Barbie woke. La querencia de la izquierda, aun disimulada, hacia cualquier enemigo del Occidente libre es larga tradición. Antes, en los tiempos de la Guerra Fría, los amores se distribuían entre China, la Unión Soviética o, incluso, Albania, pura y virginal estalinista. También hubo idilios muy raros, como el de ciertos marxistas embelesados con el Islam. Luego cayó el Muro de Berlín y a unos años de trágica desorientación les siguieron el rearme bolivariano (gracias, señor Zapatero, por tantos y denodados esfuerzos) y la pandemia woke anglosajona. Esta última, caballo de Troya, domina ya la política y la cultura de un mundo que ha decidido irse al garete. Hemos transitado del bonito lema «prohibido prohibir» a la cancelación de la crítica, la ironía y hasta la ciencia. O el arte. O la infancia. Respecto al fenómeno mundial Barbie, escribía Itxu Díaz que la antes conocida muñeca de ensueño «ha sido seleccionada específicamente para llevar a cabo una misión: expandir las ideas del feminismo más rencoroso, amargado, tedioso, deprimido, y egocéntrico». Volvamos, para acabar, a los queridos enemigos. No nosotros mismos, fabulosos nerones, sino los de ahí fuera. Galaxia lejana del Rabal barcelonés, suburbios urbanos de una República Francesa ausente, países regidos por un orden ajeno al liberticidio nuestro. De Argelia a Líbano se han levantado voces que condenan a Barbie porque «promueve la homosexualidad y otras desviaciones occidentales» y «daña la moral». Aguardemos, con infinita paciencia, algún mensaje condenatorio del mujerío empoderado. A Ken ni se le espera.

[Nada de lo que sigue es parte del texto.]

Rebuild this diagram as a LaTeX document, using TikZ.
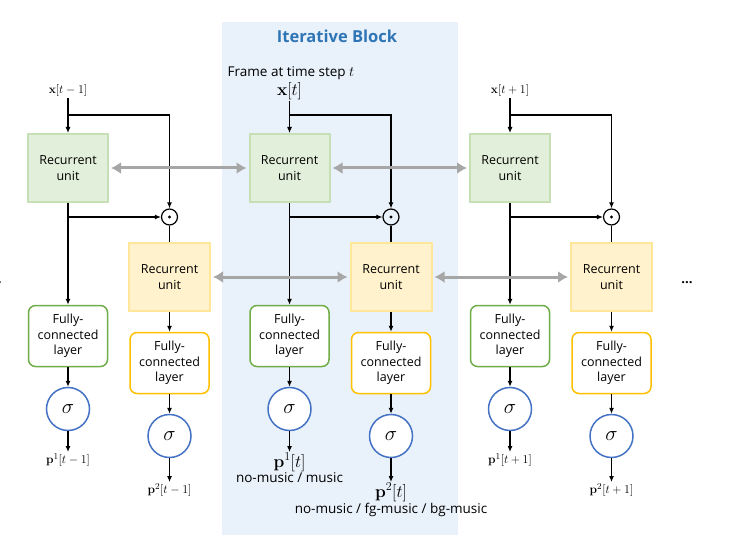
\documentclass[tikz,border=0pt]{standalone}
\usepackage{amsmath}
\usepackage[no-math]{fontspec}
\setmainfont{Open Sans}
\usetikzlibrary{positioning,arrows.meta}

\definecolor{blockbg}{HTML}{E9F1FA}
\definecolor{blocktitle}{HTML}{2E75B6}
\definecolor{rugreen}{HTML}{E2EFDA}
\definecolor{rugreenedge}{HTML}{C5E0B4}
\definecolor{ruyellow}{HTML}{FFF2CC}
\definecolor{ruyellowedge}{HTML}{FFE699}
\definecolor{fcgreen}{HTML}{70AD47}
\definecolor{fcyellow}{HTML}{FFC000}
\definecolor{sigblue}{HTML}{4472C4}
\definecolor{linkgray}{HTML}{A6A6A6}

\tikzset{
  rnngreen/.style={draw=rugreenedge, fill=rugreen, line width=2pt, minimum width=80pt,
    minimum height=68pt, align=center, font=\fontsize{12.5}{15.5}\selectfont},
  rnnyellow/.style={rnngreen, draw=ruyellowedge, fill=ruyellow, minimum width=81pt},
  fcgreen/.style={draw=fcgreen, fill=white, line width=1.5pt, rounded corners=7pt,
    minimum width=79pt, minimum height=61pt, align=center, font=\fontsize{12.5}{15.3}\selectfont},
  fcyellow/.style={fcgreen, draw=fcyellow},
  sig/.style={circle, draw=sigblue, fill=white, line width=1.5pt, minimum size=43pt,
    inner sep=0pt, font=\fontsize{20}{20}\selectfont},
  gate/.style={circle, draw, line width=1.2pt, minimum size=16pt, inner sep=0pt},
  arr/.style={-{Latex[length=6pt,width=5pt]}, line width=1.1pt},
  link/.style={{Latex[length=10pt,width=12pt]}-{Latex[length=10pt,width=12pt]}, draw=linkgray,
    line width=3pt, shorten <=2pt, shorten >=2pt},
  small/.style={font=\fontsize{12.5}{14}\selectfont, inner sep=1pt},
  big/.style={font=\fontsize{17}{19}\selectfont, inner sep=1pt},
  note/.style={font=\fontsize{13.5}{15}\selectfont, inner sep=1pt}
}

\begin{document}
\begin{tikzpicture}[x=1pt, y=-1pt]
  \useasboundingbox (0,0) rectangle (751,553);
  % iterative block background
  \fill[blockbg] (222,22) rectangle (458,535);
  \node[font=\fontsize{16.5}{18}\selectfont\bfseries, text=blocktitle] (title) at (337,36) {Iterative Block};

  % three time steps
  \foreach \i/\x in {1/68, 2/289.5, 3/510} {
    \node[rnngreen] (R\i) at (\x,168) {Recurrent\\unit};
    \node[gate] (M\i) at (\x+101.5,217) {};
    \fill (M\i.center) circle (1.6pt);
    \node[rnnyellow] (Q\i) at (\x+101.5,277) {Recurrent\\unit};
    \node[fcgreen] (F\i) at (\x,336) {Fully-\\connected\\layer};
    \node[fcyellow] (G\i) at (\x+101.5,363) {Fully-\\connected\\layer};
    \node[sig] (S\i) at (\x,409) {$\sigma$};
    \node[sig] (T\i) at (\x+101.5,436) {$\sigma$};
    \coordinate (J\i) at (\x,115);
    \coordinate (K\i) at (\x,217);
    \coordinate (A\i) at (\x,452);
    \coordinate (B\i) at (\x+101.5,482);
  }

  % inputs
  \node[small, anchor=south] (X1) at (68,98) {$\mathbf{x}[t-1]$};
  \node[big, anchor=south] (X2) at (289.5,101) {$\mathbf{x}[t]$};
  \node[note] (frame) at (291,73) {Frame at time step $t$};
  \node[small, anchor=south] (X3) at (510,98) {$\mathbf{x}[t+1]$};

  % outputs
  \node[small, anchor=north] (P1) at (A1) {$\mathbf{p}^1[t-1]$};
  \node[small, anchor=north] (U1) at (B1) {$\mathbf{p}^2[t-1]$};
  \node[big, anchor=north] (P2) at (A2) {$\mathbf{p}^1[t]$};
  \node[note, below=-1pt of P2] (cls1) {no-music / music};
  \node[big, anchor=north] (U2) at (B2) {$\mathbf{p}^2[t]$};
  \node[note, below=-1pt of U2] (cls2) {no-music / fg-music / bg-music};
  \node[small, anchor=north] (P3) at (A3) {$\mathbf{p}^1[t+1]$};
  \node[small, anchor=north] (U3) at (B3) {$\mathbf{p}^2[t+1]$};

  \node[font=\fontsize{13}{13}\selectfont\bfseries] (dotsL) at (-4,283) {...};
  \node[font=\fontsize{13}{13}\selectfont\bfseries] (dotsR) at (687,283) {...};

  % connections
  \foreach \i in {1,2,3} {
    \draw[arr] (X\i.south) -- (R\i.north);
    \draw[arr] (J\i) -| (M\i.north);
    \draw[arr] (R\i.south) -- (F\i.north);
    \draw[arr] (K\i) -- (M\i.west);
    \draw[line width=1.1pt] (M\i.south) -- (Q\i.north);
    \draw[arr] (Q\i.south) -- (G\i.north);
    \draw[arr] (F\i.south) -- (S\i.north);
    \draw[arr] (G\i.south) -- (T\i.north);
    \draw[arr] (S\i.south) -- (A\i);
    \draw[arr] (T\i.south) -- (B\i);
  }
  \draw[link] (R1.east) -- (R2.west);
  \draw[link] (R2.east) -- (R3.west);
  \draw[link] (Q1.east) -- (Q2.west);
  \draw[link] (Q2.east) -- (Q3.west);
\end{tikzpicture}
\end{document}
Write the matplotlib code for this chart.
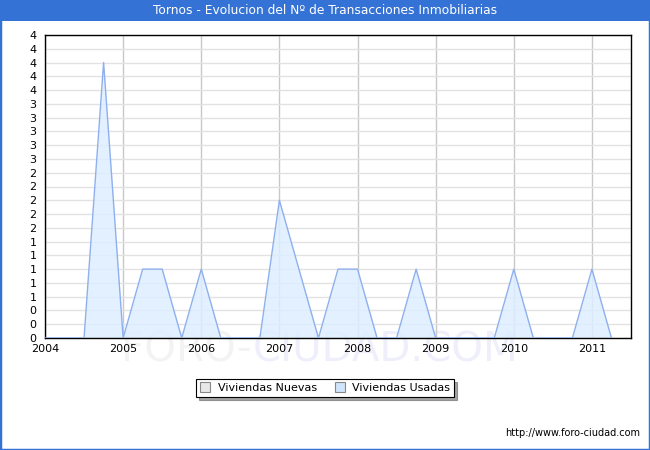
import matplotlib
matplotlib.use("Agg")
import matplotlib.pyplot as plt
from matplotlib.patches import Rectangle
from matplotlib.lines import Line2D
import numpy as np

plt.rcParams['font.family'] = ['DejaVu Sans']

title = "Tornos - Evolucion del Nº de Transacciones Inmobiliarias"
years = [2004]*4 + [2005]*4 + [2006]*4 + [2007]*4 + [2008]*4 + [2009]*4 + [2010]*4 + [2011]*2
quarters = [1, 2, 3, 4]*7 + [1, 2]
usadas = [0, 0, 0, 4, 0, 1, 1, 0, 1, 0, 0, 0, 2, 1, 0, 1, 1, 0, 0, 1, 0, 0, 0, 0, 1, 0, 0, 0, 1, 0]
nuevas = [0]*30
xticks = [2004, 2005, 2006, 2007, 2008, 2009, 2010, 2011]
legend_labels = ["Viviendas Nuevas", "Viviendas Usadas"]

x = np.array(years) + (np.array(quarters) - 1) * 0.25

W, H = 650, 450
fig = plt.figure(figsize=(W/100, H/100), dpi=100)
fig.patch.set_facecolor('white')

blue = '#3572d6'
# border and title bar
fig.add_artist(Rectangle((0, 0), 1, 1, transform=fig.transFigure, fill=False,
                         edgecolor=blue, linewidth=2.5, zorder=10))
fig.add_artist(Rectangle((0, 1 - 21/H), 1, 21/H, transform=fig.transFigure,
                         facecolor=blue, edgecolor='none', zorder=9))
fig.text(0.5, 1 - 11/H, title, ha='center', va='center', color='white',
         fontsize=8.8, zorder=11)

# watermark (behind everything)
fig.text(252/W, (H-351)/H, "FORO-", ha='right', va='center',
         fontsize=29, color='#f3f3f3', zorder=-1)
fig.text(253/W, (H-351)/H, "CIUDAD.COM", ha='left', va='center',
         fontsize=29, color='#efeffb', zorder=-1)

ax = fig.add_axes([45/W, (H-338)/H, (631-45)/W, (338-35)/H])
ax.patch.set_alpha(0)

ax.fill_between(x, usadas, 0, color='#ddeeff', alpha=0.85, zorder=2, linewidth=0)
ax.plot(x, usadas, color='#8fb0ee', linewidth=1.0, zorder=3)
ax.plot(x, nuevas, color='#a0a0a0', linewidth=0.8, zorder=2)

ymax = 4.4
ax.set_xlim(2004, 2011.5)
ax.set_ylim(0, ymax)
yt = np.arange(0, 23) * 0.2
ax.set_yticks(yt)
ax.set_yticklabels(["%.0f" % v for v in yt])
ax.set_xticks(xticks)
ax.set_xticklabels([str(v) for v in xticks])
ax.grid(axis='y', color='#e2e2e2', linewidth=1.0, zorder=0)
ax.grid(axis='x', color='#c8c8c8', linewidth=1.0, zorder=0)
ax.set_axisbelow(True)
ax.tick_params(axis='both', length=0, labelsize=8, pad=4, colors='black')
ax.tick_params(axis='y', pad=6)
for s in ax.spines.values():
    s.set_color('black')
    s.set_linewidth(1.0)

handles = [Line2D([], [], linestyle='none', marker='s', markersize=6.5,
                  markerfacecolor='#e8e8e8', markeredgecolor='#888888', markeredgewidth=0.8),
           Line2D([], [], linestyle='none', marker='s', markersize=6.5,
                  markerfacecolor='#cfe5fb', markeredgecolor='#888888', markeredgewidth=0.8)]
leg = fig.legend(handles, legend_labels, loc='center', bbox_to_anchor=(325/W, (H-388)/H),
                 ncol=2, fontsize=8, frameon=True, fancybox=False, shadow=True,
                 handletextpad=0.6, columnspacing=1.6, borderpad=0.35, handlelength=1.0)
leg.get_frame().set_edgecolor('black')
leg.get_frame().set_linewidth(0.8)

fig.text(640/W, (H-433)/H, "http://www.foro-ciudad.com", ha='right', va='center',
         fontsize=7, color='black')

fig.savefig('out.png', dpi=100)
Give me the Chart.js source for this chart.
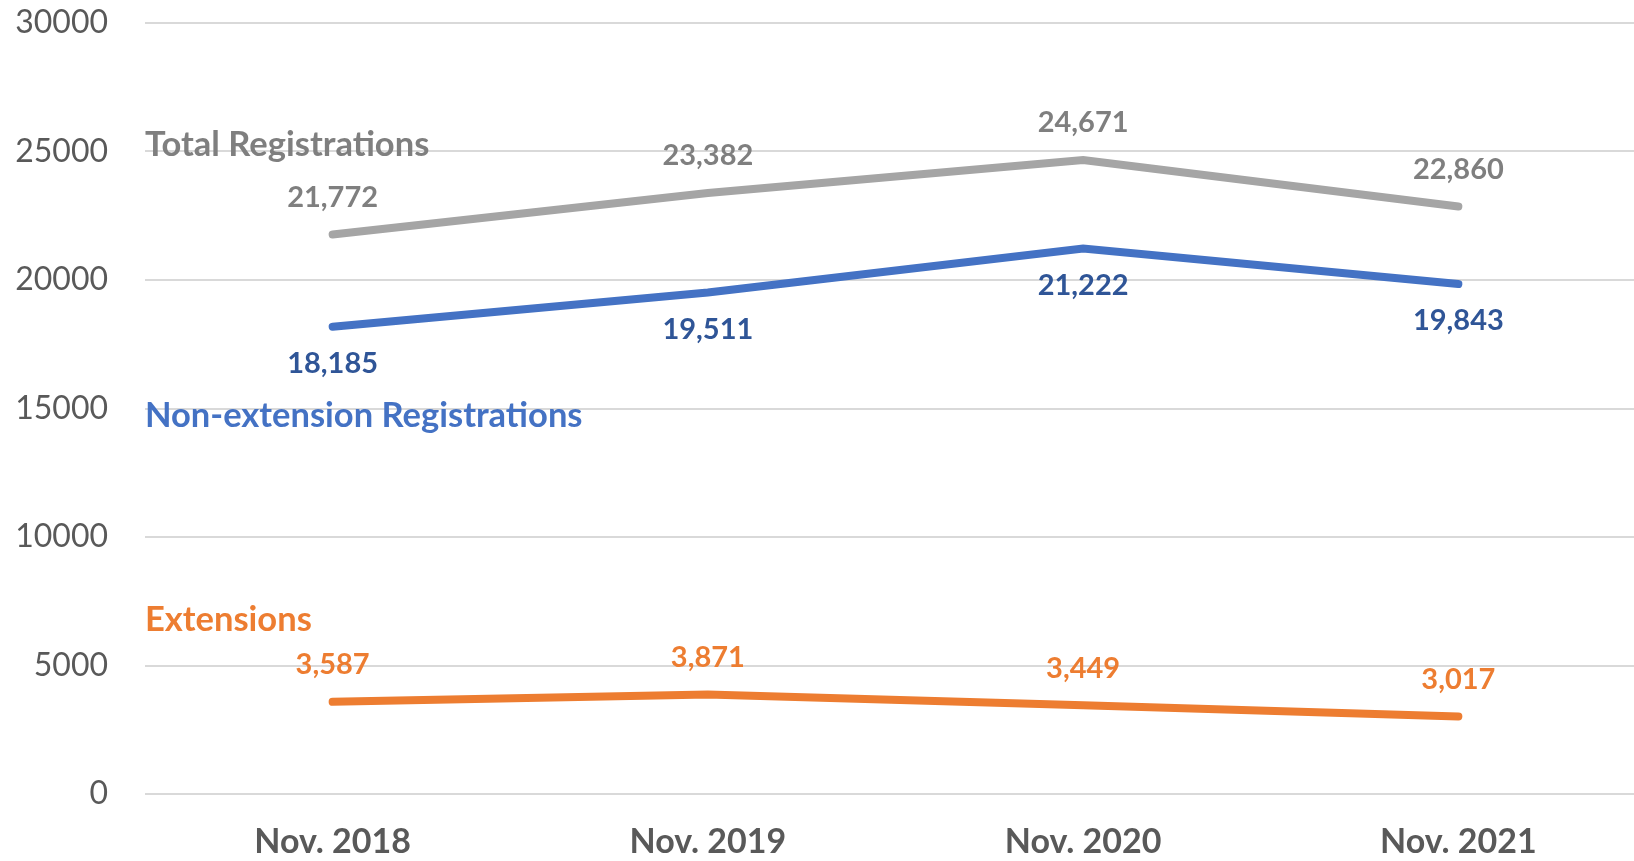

Lectura veraniega. Acomodado en los márgenes de un verano que, a tenor de los agoreros, ha batido todas las marcas de bochorno ideológico, uno puede leer buena poesía y alimentar el alma sensible. Si bien, en España, todo es susceptible de ser manoseado por el guerracivilismo. En el aniversario del asesinato de García Lorca, publica aquí Javier Torres una pieza alumbradora, liberada del mito. «No hay un escritor ni intelectual español del XX que haya sufrido tal distorsión entre lo que dejó escrito —lo que fue— y la imagen que proyectan de él quienes hoy le reivindican con sed de venganza», escribe. En efecto, el genio granadino fue mucho más complejo de lo que biógrafos como Gibson nos han contado, obsesionados cuales criaturas con el juguete del escritor fusilado. Torres pone el foco en algunas cuestiones delicadas para el relato oficial, como su fe católica o la distancia respecto a los «maricas del mundo» (homofobia, lo llamarían hoy). Trae el articulista una oda (de Poeta en Nueva York) en que le arrea al mascahierba americano Walt Whitman: «Estrofas que hoy serían escándalo mayúsculo para lobbys, periodistas y demás aliados del activismo rosa». No se las pierdan.